## Problem details
Write the listing below out again exactly, dropping the images.
=====
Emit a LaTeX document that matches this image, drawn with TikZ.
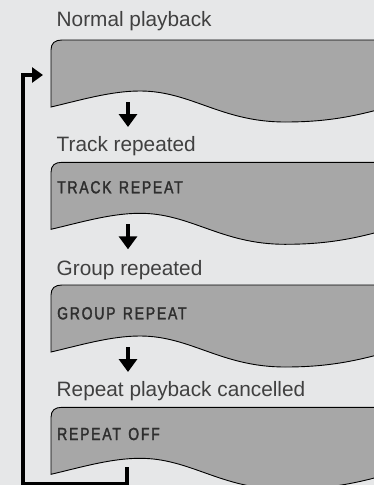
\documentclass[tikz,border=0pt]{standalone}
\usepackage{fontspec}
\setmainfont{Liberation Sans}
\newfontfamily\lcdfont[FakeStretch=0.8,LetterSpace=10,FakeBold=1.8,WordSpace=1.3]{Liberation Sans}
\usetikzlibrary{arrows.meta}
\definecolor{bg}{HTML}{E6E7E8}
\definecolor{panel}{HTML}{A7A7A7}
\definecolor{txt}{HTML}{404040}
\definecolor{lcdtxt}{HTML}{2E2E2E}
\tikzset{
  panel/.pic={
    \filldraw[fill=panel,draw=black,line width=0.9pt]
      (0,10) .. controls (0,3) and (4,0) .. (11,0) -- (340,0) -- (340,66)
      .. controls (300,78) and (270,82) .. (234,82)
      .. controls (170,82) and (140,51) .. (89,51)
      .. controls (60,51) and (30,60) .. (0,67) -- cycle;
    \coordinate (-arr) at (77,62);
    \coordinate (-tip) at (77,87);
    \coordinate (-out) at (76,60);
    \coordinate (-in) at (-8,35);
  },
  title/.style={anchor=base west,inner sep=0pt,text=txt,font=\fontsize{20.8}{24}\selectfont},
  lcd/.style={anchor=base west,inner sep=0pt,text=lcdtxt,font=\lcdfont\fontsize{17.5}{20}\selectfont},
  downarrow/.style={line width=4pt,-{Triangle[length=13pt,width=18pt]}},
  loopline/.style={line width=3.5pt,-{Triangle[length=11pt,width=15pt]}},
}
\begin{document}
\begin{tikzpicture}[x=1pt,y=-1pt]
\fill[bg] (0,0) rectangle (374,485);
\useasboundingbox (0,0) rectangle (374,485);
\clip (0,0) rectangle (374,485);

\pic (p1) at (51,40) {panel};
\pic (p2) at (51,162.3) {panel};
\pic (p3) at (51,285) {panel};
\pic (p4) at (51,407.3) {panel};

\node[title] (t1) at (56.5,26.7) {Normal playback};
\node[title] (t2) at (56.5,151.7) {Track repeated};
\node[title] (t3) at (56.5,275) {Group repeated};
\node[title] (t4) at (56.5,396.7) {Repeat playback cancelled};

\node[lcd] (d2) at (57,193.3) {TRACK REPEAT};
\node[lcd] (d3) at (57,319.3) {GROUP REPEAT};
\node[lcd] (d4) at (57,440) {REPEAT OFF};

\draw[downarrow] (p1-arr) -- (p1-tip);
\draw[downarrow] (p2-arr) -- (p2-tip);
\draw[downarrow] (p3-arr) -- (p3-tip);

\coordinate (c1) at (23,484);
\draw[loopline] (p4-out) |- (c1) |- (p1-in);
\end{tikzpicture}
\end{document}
=====
## Full output
Emit a LaTeX document that matches this image, drawn with TikZ.
\documentclass[tikz,border=0pt]{standalone}
\usepackage{fontspec}
\setmainfont{Liberation Sans}
\newfontfamily\lcdfont[FakeStretch=0.8,LetterSpace=10,FakeBold=1.8,WordSpace=1.3]{Liberation Sans}
\usetikzlibrary{arrows.meta}
\definecolor{bg}{HTML}{E6E7E8}
\definecolor{panel}{HTML}{A7A7A7}
\definecolor{txt}{HTML}{404040}
\definecolor{lcdtxt}{HTML}{2E2E2E}
\tikzset{
  panel/.pic={
    \filldraw[fill=panel,draw=black,line width=0.9pt]
      (0,10) .. controls (0,3) and (4,0) .. (11,0) -- (340,0) -- (340,66)
      .. controls (300,78) and (270,82) .. (234,82)
      .. controls (170,82) and (140,51) .. (89,51)
      .. controls (60,51) and (30,60) .. (0,67) -- cycle;
    \coordinate (-arr) at (77,62);
    \coordinate (-tip) at (77,87);
    \coordinate (-out) at (76,60);
    \coordinate (-in) at (-8,35);
  },
  title/.style={anchor=base west,inner sep=0pt,text=txt,font=\fontsize{20.8}{24}\selectfont},
  lcd/.style={anchor=base west,inner sep=0pt,text=lcdtxt,font=\lcdfont\fontsize{17.5}{20}\selectfont},
  downarrow/.style={line width=4pt,-{Triangle[length=13pt,width=18pt]}},
  loopline/.style={line width=3.5pt,-{Triangle[length=11pt,width=15pt]}},
}
\begin{document}
\begin{tikzpicture}[x=1pt,y=-1pt]
\fill[bg] (0,0) rectangle (374,485);
\useasboundingbox (0,0) rectangle (374,485);
\clip (0,0) rectangle (374,485);

\pic (p1) at (51,40) {panel};
\pic (p2) at (51,162.3) {panel};
\pic (p3) at (51,285) {panel};
\pic (p4) at (51,407.3) {panel};

\node[title] (t1) at (56.5,26.7) {Normal playback};
\node[title] (t2) at (56.5,151.7) {Track repeated};
\node[title] (t3) at (56.5,275) {Group repeated};
\node[title] (t4) at (56.5,396.7) {Repeat playback cancelled};

\node[lcd] (d2) at (57,193.3) {TRACK REPEAT};
\node[lcd] (d3) at (57,319.3) {GROUP REPEAT};
\node[lcd] (d4) at (57,440) {REPEAT OFF};

\draw[downarrow] (p1-arr) -- (p1-tip);
\draw[downarrow] (p2-arr) -- (p2-tip);
\draw[downarrow] (p3-arr) -- (p3-tip);

\coordinate (c1) at (23,484);
\draw[loopline] (p4-out) |- (c1) |- (p1-in);
\end{tikzpicture}
\end{document}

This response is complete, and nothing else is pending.